Hodes hears of economy’s local fallout

NASHUA – After losing millions of dollars of business to overseas companies, the last thing office manager Mary Kneeland and George Gordon Associates Inc., needed was a massive downturn in the U.S. economy. But that’s what the Merrimack-based packaging machinery manufacturer is faced with and why Kneeland spent an hour with Rep. Paul Hodes and other small-business owners Thursday discussing how the tanking economy is affecting “Main Street.”

Days after a historic $700 billion economic recovery bill was signed into law, Hodes spent much of Thursday talking to small-business owners, and later with residents, about how the tanking U.S. economy is affecting them.

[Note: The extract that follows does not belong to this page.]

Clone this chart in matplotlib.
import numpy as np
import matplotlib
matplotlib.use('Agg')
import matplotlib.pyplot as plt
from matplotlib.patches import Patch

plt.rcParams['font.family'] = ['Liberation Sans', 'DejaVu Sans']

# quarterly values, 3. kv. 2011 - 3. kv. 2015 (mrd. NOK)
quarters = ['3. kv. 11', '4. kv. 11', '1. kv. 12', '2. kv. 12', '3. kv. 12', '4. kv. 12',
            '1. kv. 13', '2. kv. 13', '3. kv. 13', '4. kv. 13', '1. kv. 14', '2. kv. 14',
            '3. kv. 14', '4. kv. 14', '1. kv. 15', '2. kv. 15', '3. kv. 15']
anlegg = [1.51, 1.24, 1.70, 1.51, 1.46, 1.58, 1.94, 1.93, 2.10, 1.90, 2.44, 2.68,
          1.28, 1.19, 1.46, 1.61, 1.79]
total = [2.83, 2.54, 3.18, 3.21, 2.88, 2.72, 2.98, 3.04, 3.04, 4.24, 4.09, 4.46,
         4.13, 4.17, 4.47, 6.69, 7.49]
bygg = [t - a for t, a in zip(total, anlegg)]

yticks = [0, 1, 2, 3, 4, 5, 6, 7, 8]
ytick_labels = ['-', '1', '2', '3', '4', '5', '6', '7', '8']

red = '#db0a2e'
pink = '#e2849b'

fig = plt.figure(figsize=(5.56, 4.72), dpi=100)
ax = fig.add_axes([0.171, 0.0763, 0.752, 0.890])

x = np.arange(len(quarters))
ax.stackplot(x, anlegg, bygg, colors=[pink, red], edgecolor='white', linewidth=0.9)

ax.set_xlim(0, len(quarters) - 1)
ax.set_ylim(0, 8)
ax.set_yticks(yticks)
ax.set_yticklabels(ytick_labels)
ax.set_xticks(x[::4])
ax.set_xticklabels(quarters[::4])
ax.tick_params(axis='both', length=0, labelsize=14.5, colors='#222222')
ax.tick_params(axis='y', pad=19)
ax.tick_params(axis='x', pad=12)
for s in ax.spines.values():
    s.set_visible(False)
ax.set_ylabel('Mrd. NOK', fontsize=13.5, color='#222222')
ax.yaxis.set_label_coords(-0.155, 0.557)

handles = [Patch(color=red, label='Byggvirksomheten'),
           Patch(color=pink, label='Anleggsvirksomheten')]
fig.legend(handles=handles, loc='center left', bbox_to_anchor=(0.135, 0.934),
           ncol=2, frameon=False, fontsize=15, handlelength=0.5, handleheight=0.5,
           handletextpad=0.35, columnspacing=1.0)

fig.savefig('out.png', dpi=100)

They were two of many similar meetings Hodes held throughout the second district during this week’s Congressional recess, he said.

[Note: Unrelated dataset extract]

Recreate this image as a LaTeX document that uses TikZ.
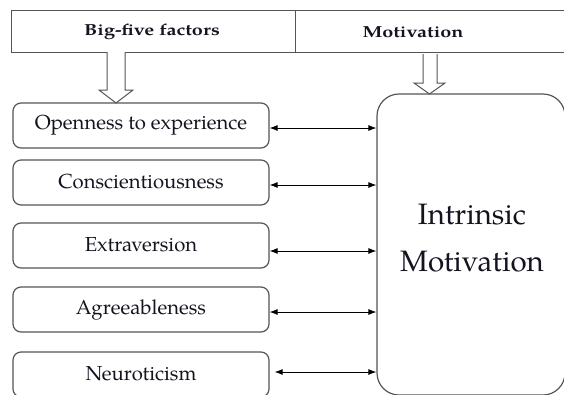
\documentclass[tikz,border=0pt]{standalone}
\usepackage{fontspec}
\setmainfont{TeX Gyre Pagella}
\usetikzlibrary{arrows.meta}
\definecolor{edge}{HTML}{555555}
\definecolor{ink}{HTML}{141420}
\newcommand{\widetitle}[1]{\scalebox{1.24}[1]{#1}}
\tikzset{
  cell/.style={draw=edge, line width=1pt, minimum height=42pt, inner sep=0pt},
  title/.style={font=\fontsize{16}{18}\selectfont\bfseries, text=ink},
  factor/.style={draw=edge, line width=1.2pt, rounded corners=8pt,
    minimum width=256pt, minimum height=45pt, inner sep=0pt,
    font=\fontsize{20.3}{22}\selectfont, text=ink},
  goal/.style={draw=edge, line width=1.2pt, rounded corners=22pt,
    minimum width=188pt, minimum height=301pt, inner sep=0pt},
  hollow/.style={draw=edge, line width=1pt, fill=white},
  link/.style={draw=black, line width=0.9pt, {Latex[length=8pt,width=6pt]}-{Latex[length=8pt,width=6pt]}}
}
\begin{document}
\begin{tikzpicture}[x=1pt,y=-1pt]
\useasboundingbox (0,0) rectangle (564,394);
\clip (0,0) rectangle (564,394);

% header row
\node[cell, minimum width=284pt] (hl) at (153,31) {};
\draw[edge, line width=1pt] (295,10) rectangle (570,52);
\node[title] (tl) at (152,32) {\widetitle{Big-five factors}};
\node[title] (tr) at (413,32) {\widetitle{Motivation}};

% factor boxes
\node[factor] (f1) at (141,125.5) {\raisebox{2pt}{Openness to experience}};
\node[factor] (f2) at (141,182.5) {\raisebox{2pt}{Conscientiousness}};
\node[factor] (f3) at (141,245.5) {\raisebox{2pt}{Extraversion}};
\node[factor] (f4) at (141,309.5) {\raisebox{2pt}{Agreeableness}};
\node[factor] (f5) at (141,374.5) {\raisebox{3pt}{Neuroticism}};

% intrinsic motivation box
\node[goal] (im) at (471,244.5) {};
\node[font=\fontsize{29.5}{47}\selectfont, text=ink, align=center] (imt) at (472,238.5) {Intrinsic\\Motivation};

% hollow block arrows
\path[hollow] (107,52) -- (107,90) -- (99,90) -- (116,103) -- (133,90) -- (125,90) -- (125,52);
\path[hollow] (423,54) -- (423,83) -- (414,83) -- (429.5,94) -- (445,83) -- (437,83) -- (437,54);

% links between factors and motivation
\draw[link] (f1.east |- 0,128) -- (im.west |- 0,128);
\draw[link] (f2.east |- 0,185) -- (im.west |- 0,185);
\draw[link] (f3.east |- 0,251) -- (im.west |- 0,251);
\draw[link] (f4.east |- 0,312) -- (im.west |- 0,312);
\draw[link] ([xshift=5pt]f5.east |- 0,372) -- (im.west |- 0,372);
\end{tikzpicture}
\end{document}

Hodes started Thursday’s sessions at Daniel Webster College where he met with the owners of five small businesses ranging from one that is only months old to W.H. Bagshaw, a Nashua-based, family-owned manufacturing business that founded 140 years ago.

George Gordon’s troubles began in 2005 when too many customers, faced with their own competitive pressures, began buying machinery from companies overseas, largely China, Kneeland said.

Last year, as fears about the economy grew, sales slowed, and even though there’s a lot of interest in their products, many of George Gordon’s customers became hesitant to pull the trigger on major purchases, Kneeland said. That was a common concern for the business owners that gathered Thursday.

“Now, the way the economy is, I think people are afraid of what they’re going to do and what’s going to happen,” she said.

The combination has seen the company’s sales plummet from $5.6 million in 2006 to less than $2 million annually and forced it to lay off 39 of its 52 employees, Kneeland said.

Hodes said those struggles are exactly what he’s trying to learn about during a week of statewide conversations about how the economy is affecting New Hampshire on the ground floor.

“To say times are tough is an understatement,” Hodes said. The economy is “a mess, a mess we have to straighten out.”

He described the current economic situation as a “watershed moment” for a nation that’s been “addicted to debt” for decades. Aside from propping up massive employers in the short term, it’s important that old economic principals, including saving more and borrowing less, are reintroduced to prevent similar collapses in the future, he said.

“We’ve got to get a floor under this thing and get back to prudent business practices,” he said.

The evening meeting with southern New Hampshire residents who have contacted Hodes’ office for help with their own struggles was emotionally charged, with tears and visible frustration from people faced with losing their homes.

Hodes heard tales of several families’ seemingly impossible struggles in the face of layoffs, bankruptcies and foreclosures.

Bob Mack, the city welfare officer, attended the later meeting and said his office has seen an influx of new visitors: normally self-sufficient homeowners who are at the end of their rope and, for the first time, in need of public assistance. It’s a clientele that Mack’s colleagues in other parts of the state are also seeing more of, he said.

“They don’t know what to do. It’s coming to a head,” Mack said of the new type of clients. “It’s a big demand. It’s people in situations we’re not used to seeing.”

While staffers scribbled notes in the background, Hodes tried to ease some minds by explaining some of the newer programs Congress has passed in recent weeks, including billions for job retention and recovery to states, bank bailouts that should restart lending and programs to ward off foreclosures for people struggling with mortgages worth more than their house.

He cautioned, though, that an economic hole this big won’t be climbed out of quickly.

“It’s going to take a while, and it’s going to be slower than previous recoveries,” Hodes said.

Several people at the afternoon session, including Hodes, bemoaned the credit freeze that makes it difficult or impossible for businesses to continue doing business.

But as several owners pointed out, smaller community banks, similar to small-business owners, haven’t made the mistakes, i.e., thousands of subprime mortgages, their giant brethren have, and are, still lending money. Encouraging prudent business practices instead of bailing out bad business models is key, they said.

“You can’t keep encouraging bad business models,” said Steve Singlar, owner of Single Digit, a company that provides WiFi hotspots in public spaces like hotels. “The same system we have today and shuffling a few pieces around doesn’t make a lot of sense to me.”

“And that’s Wall Street today,” chimed in Steve Falconer, owner of Lender Sentinel, a Derry-based software firm that designs early-warning programs to protect the portfolios of community banks. “We’re going to build them up so they can do it to us again?”